Ya en décadas pasadas hubo sexenios que generaron unas esperanzas de
cambio que al final se frustraron. Podría volver a ocurrir, pero el Pacto por
México marca una diferencia. Es verdad, como han señalado los economistas, que
su agenda no es técnicamente tan concreta como la de los Pactos de la Moncloa
de la Transición española, pero políticamente tiene gran importancia.
Compromete a los tres grandes partidos en un calendario de reformas para los
próximos seis años, cuyo incumplimiento tendrá la sanción del público, y eleva
extraordinariamente el coste político para el partido que lo rompa. De momento,
ha limitado el poder de los lobbies y el cabildeo del Congreso, disipado el temor
del que se hablaba en la campaña sobre que una victoria del PRI supondría una
“restauración autoritaria” y desplazado del escenario a la facción calderonista
del PAN y a los radicales del PRD.
El oficio político demostrado por el nuevo equipo del PRI aún suscita
dudas y recelos. Los resabios del viejo partido que dominó la vida política y
social de México durante 70 años, el de la élite autoritaria y corrupta experta
en la “negociación del incumplimiento selectivo de la ley”, ni se han olvidado
ni han desaparecido –nunca ha habido alternancia en numerosos Estados-. Y el
proyecto de poder que encarna Peña Nieto tiene todavía que demostrar que estará
orientado no solo hacia el crecimiento económico, sino también al desarrollo
institucional del país y de la sociedad civil y no a su control.

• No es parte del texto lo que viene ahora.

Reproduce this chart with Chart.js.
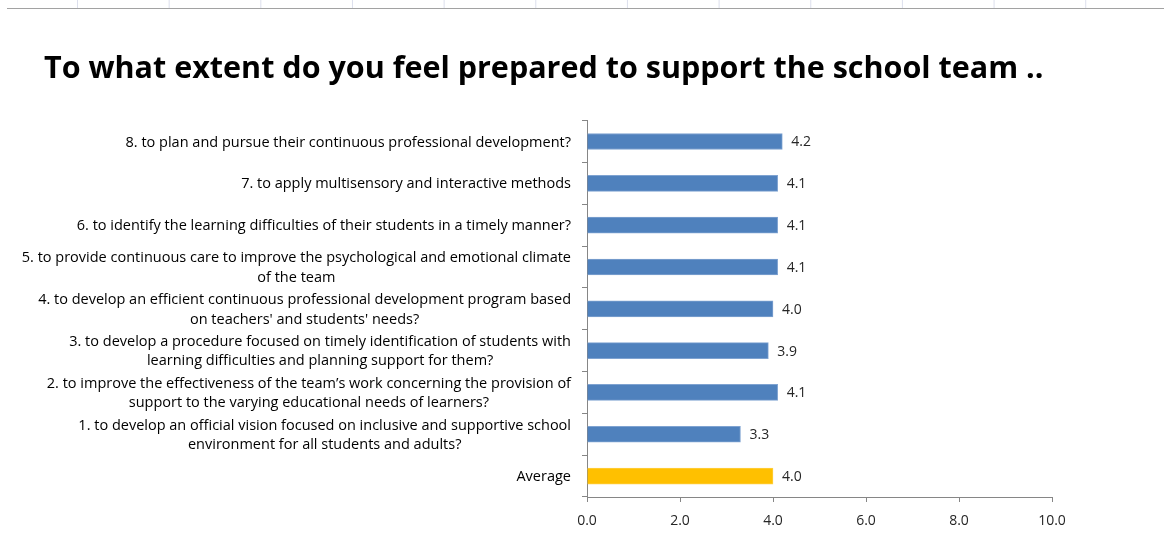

Una presidencia fuerte no es lo mismo que un Estado fuerte. Acabar con
la impunidad, la corrupción –empezando por sus propias filas- y la violencia
son desafíos mayores, que buena parte de la opinión pública considera la base
imprescindible para no construir sobre arena. Un nuevo PRI ha regresado al
poder después de 12 años en un nuevo México y en tan solo un trimestre ha
reconquistado la iniciativa. Tiene la historia, la estrategia y la oportunidad
para evitar otra decepción a los mexicanos.